Comment by left-struck
9 months ago
> The problem with verifying breaches sourced from data aggregators is that nobody willingly - knowingly - provides their data to them
This is a bit of a tangent but I feel like if we can prove this statement then these data aggregators should be made illegal. How can you consent to something that you don’t know you’re consenting to? Likewise why do these entities have the right to collect detailed personal information like SSN without your explicit, beyond reasonable doubt, consent? To me this is the most obvious failure of the legal system, it clearly goes against well established legal principles that a basic requirement of an agreement is that all parties know what they are agreeing to.
Obviously there is some leeway with agreements where it’s not possible to clarify every eventuality but lets say if you’re applying to rent a place through an online form and that form shares your SSN to a data aggregator, it should be extremely clear about that, and possible to out out while still allowing you to complete the rental application without discrimination.
It’s like, it should be possible to show that no one, with in reason, consented to sharing their data with this aggregator because no one is able to confirm that they did.

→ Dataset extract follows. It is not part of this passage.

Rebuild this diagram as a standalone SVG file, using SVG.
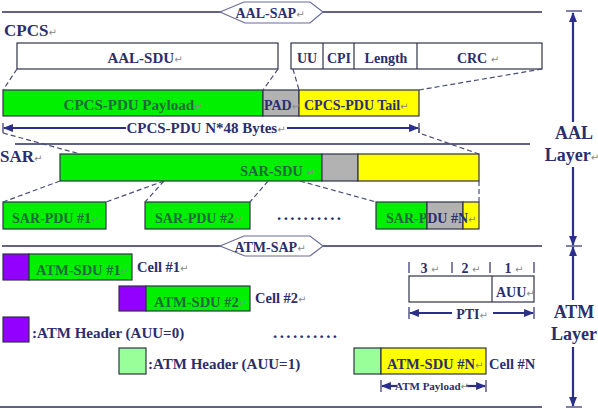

Sure one person could forget, or lie, but 100s of millions of people? No. Clearly almost zero people knowingly consents.
I have been using a different site@mydomain email address for every service I've used for the past 15 years. I can point to exactly which site breach furnished my email address to the aggregators.
Care to call out some bad actors so others know to avoid business with them?

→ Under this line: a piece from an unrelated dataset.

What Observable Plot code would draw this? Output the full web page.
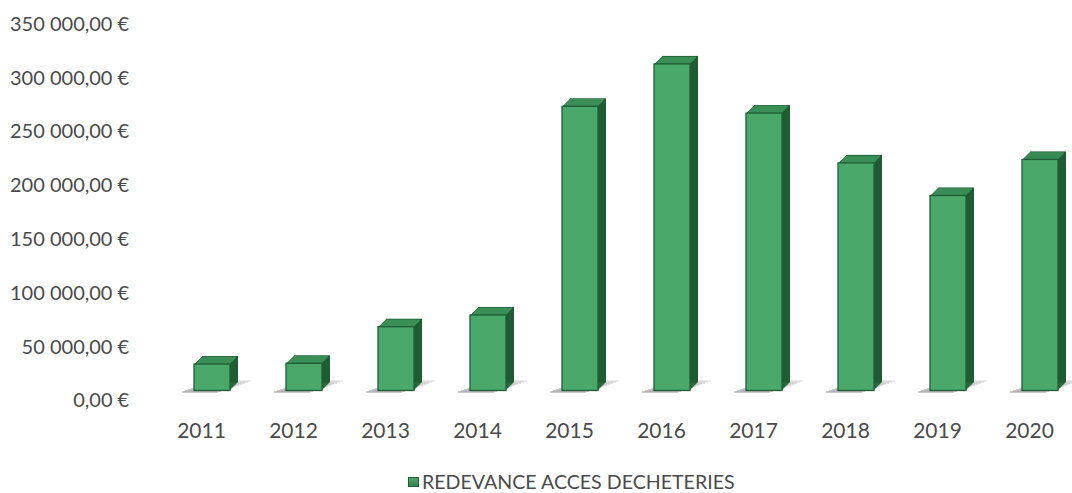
<!DOCTYPE html>
<html>
<head>
<meta charset="utf-8">
<script src="https://cdn.jsdelivr.net/npm/d3@7"></script>
<script src="https://cdn.jsdelivr.net/npm/@observablehq/plot@0.6"></script>
<style>
  html, body { margin: 0; padding: 0; background: #fff; }
  #wrap { position: relative; width: 1072px; height: 493px; overflow: hidden; }
  #legend { position: absolute; left: 408px; top: 470px; font-family: Lato, "Open Sans", sans-serif; font-weight: 400; font-size: 19.6px; color: #4a4a4a; line-height: 24px; white-space: nowrap; }
  #legend .sw { display: inline-block; width: 9px; height: 8px; background: linear-gradient(#4fa56c, #357f4d); border: 1px solid #1f5c33; margin-right: 3px; vertical-align: 2px; }
</style>
</head>
<body>
<div id="wrap"></div>
<script>
// ---- data ----
const years = ["2011", "2012", "2013", "2014", "2015", "2016", "2017", "2018", "2019", "2020"];
const values = [24600, 25300, 59300, 70200, 264200, 303600, 257900, 211600, 181300, 214800];
const yTicks = [0, 50000, 100000, 150000, 200000, 250000, 300000, 350000];
const yTickLabels = ["0,00 €", "50 000,00 €", "100 000,00 €", "150 000,00 €", "200 000,00 €", "250 000,00 €", "300 000,00 €", "350 000,00 €"];
const seriesName = "REDEVANCE ACCES DECHETERIES";

const data = years.map((year, i) => ({year, value: values[i]}));

// ---- styles ----
const frontColor = "#4aa86b";
const topColor = "#3a8f56";
const sideColor = "#2a6b3b";
const outlineColor = "#1f5c33";
const offset = 11;   // perspective shift of the bars
const depth = 8;     // 3D depth in px

const shadowMarks = d3.range(0, 12).map(i =>
  Plot.tickY(data, {x: "year", y: () => 0, dx: offset - 12 + 3 * i, dy: 1 - i, stroke: "#a8a8a8", strokeWidth: 1.5, strokeOpacity: 0.85 - i * 0.05})
);
const sideMarks = d3.range(1, depth + 1).map(i =>
  Plot.barY(data, {x: "year", y: "value", dx: offset + i, dy: -i, fill: i === depth ? outlineColor : sideColor})
);
const topMarks = d3.range(1, depth).map(i =>
  Plot.tickY(data, {x: "year", y: "value", dx: offset + i, dy: -i, stroke: topColor, strokeWidth: 1.5, insetLeft: 1, insetRight: 1})
);

const chart = Plot.plot({
  width: 1072,
  height: 470,
  marginTop: 14,
  marginBottom: 79.5,
  marginLeft: 170.7,
  marginRight: 12.8,
  style: {fontFamily: "Lato, 'Open Sans', sans-serif", fontSize: "20px", fontWeight: 400, color: "#4a4a4a", background: "#fff"},
  x: {domain: years, padding: 0.61, paddingOuter: 0.1, label: null},
  y: {domain: [0, 350000], label: null},
  marks: [
    ...shadowMarks,
    ...sideMarks,
    ...topMarks,
    Plot.barY(data, {x: "year", y: "value", dx: offset, fill: frontColor, stroke: outlineColor, strokeWidth: 1.3}),
    Plot.axisX({tickSize: 0, tickPadding: 32, fontSize: 21, label: null}),
    Plot.axisY({ticks: yTicks, tickSize: 0, tickPadding: 42, dy: 10, label: null,
      tickFormat: d => yTickLabels[yTicks.indexOf(d)]})
  ]
});

const wrap = document.getElementById("wrap");
wrap.appendChild(chart);
const legend = document.createElement("div");
legend.id = "legend";
legend.innerHTML = '<span class="sw"></span>';
legend.appendChild(document.createTextNode(seriesName));
wrap.appendChild(legend);
</script>
</body>
</html>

I recently started using unique emails for everything I sign up for. Thankfully I haven’t seen anything yet, but I have little hope it will stay that way.
I second this request of releasing the results of this “digital tracer dye” experiment. If their respect for your personal data is that low, they deserve to be named and shamed. And more.

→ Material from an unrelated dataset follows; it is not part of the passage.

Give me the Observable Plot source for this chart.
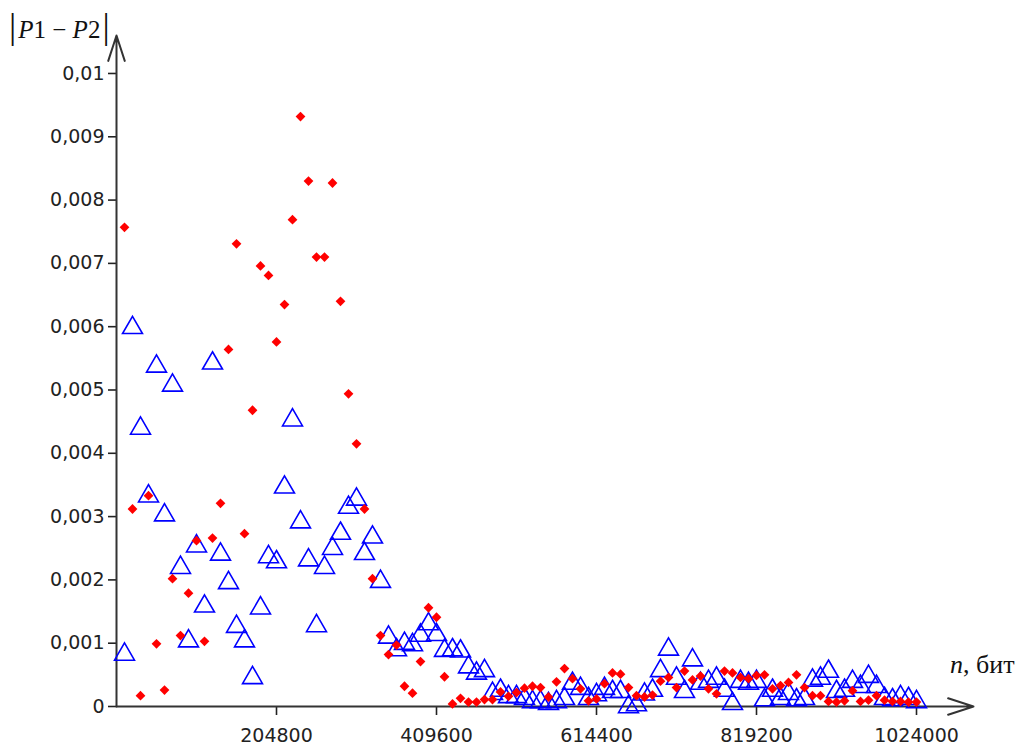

Surprisingly, there aren't that many. When I started, I thought I would catch my email address being resold. The only reseller has been Democrat politicians or funding sites like Go Blue. The other one is Engagez, which is some kind of tech vendor expo I signed up for with some meetup event.
The most widely spread breached address is LinkedIn by a wide margin. Houzz is second. Zynga, Imgur are also in contention.
When I started getting porn spam from the Diver's Alert Network, I alerted them to a breach. They misunderstood and just told me how to change my password.
The most annoying thing is that I found my personal robert@ email address is HIBP under the evite breach. I so jealously guard my personal address. A well meaning friend invited me to something with evite. And that's all it took.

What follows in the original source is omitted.